Des taxes, des tarifs spécifiques, des fonds européens
En matière financière, la FNCCR plaide pour une augmentation des capacités des agences de l’eau et une meilleure application du principe pollueur/préleveur-payeur. Concrètement, en taxant les atteintes aux milieux et à la biodiversité, comme l’imperméabilisation des sols, en élargissent la redevance pollutions diffuses aux micropolluants ou en supprimant le plafond mordant des agences de l’eau. Elle prône aussi le développement d’une tarification de l’eau "incitative et équitable" : tarification saisonnière, tarif spécifique pour les résidences secondaires, retour du taux réduit de TVA pour l’assainissement ou encore étude d’une tarification de l’eau et de l’assainissement pour les immeubles disposant d’une alimentation en eau privée.

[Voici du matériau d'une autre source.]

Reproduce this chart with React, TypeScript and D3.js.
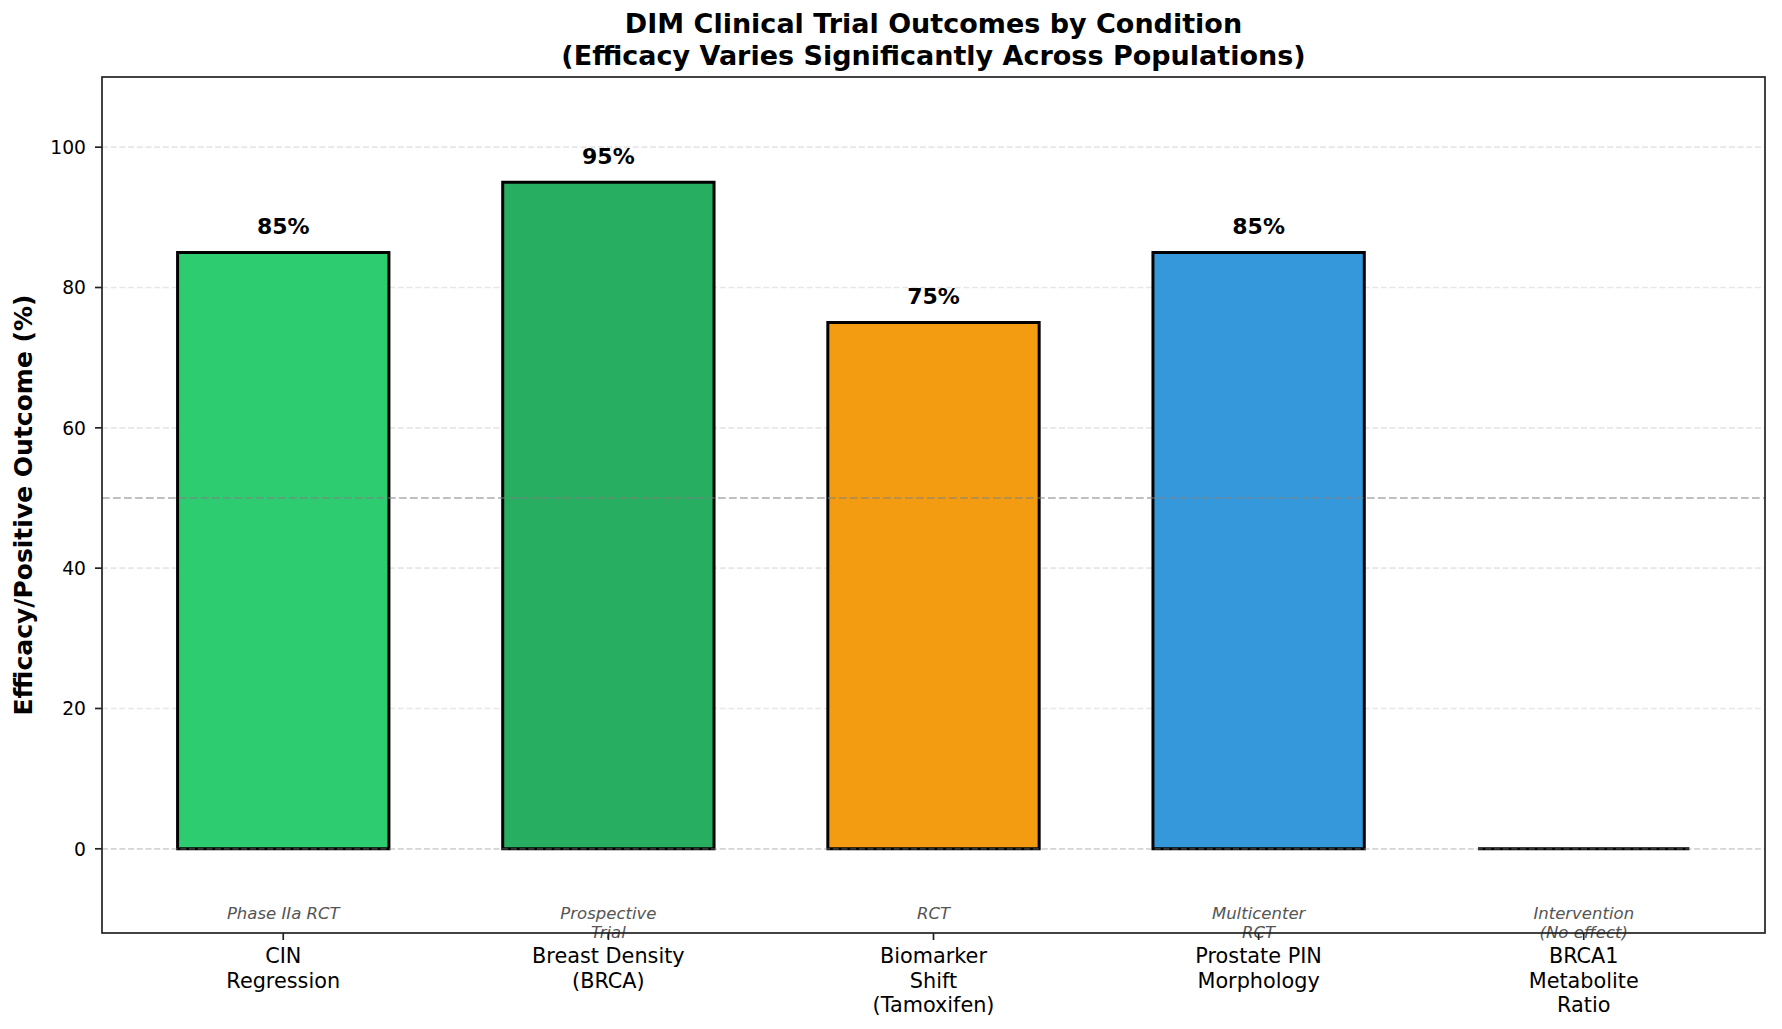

La FNCCR recommande également de mobiliser davantage les financements européens. Déplorant que "dans certaines régions" il soit "particulièrement difficile" de mobiliser les fonds Feder pour l’eau, elle suggère de renforcer l’ingénierie financière et de projet dédiée à l’eau au sein des régions et de rendre obligatoire la prise de compétence Animation et concertation dans les domaines de l’eau par les régions dans le cadre de la gestion des fonds européens. Ou en attribuant la gestion d’une partie des fonds Feder aux agences de l’eau.
Elle plaide en fait pour une "véritable autonomie budgétaire" des services publics d’eau et d’assainissement. Dans le détail, elle demande notamment le respect du principe de remboursement, par le budget général de la collectivité / du groupement compétent, de la quotepart des charges exposées par ces services au titre de la gestion des eaux pluviales urbaines et de la défense extérieure contre l’incendie et de rendre obligatoire le reversement par les communes d’une part de la taxe d’aménagement aux groupements de collectivités chargés des équipements publics rendus nécessaires par les décisions d’urbanisme.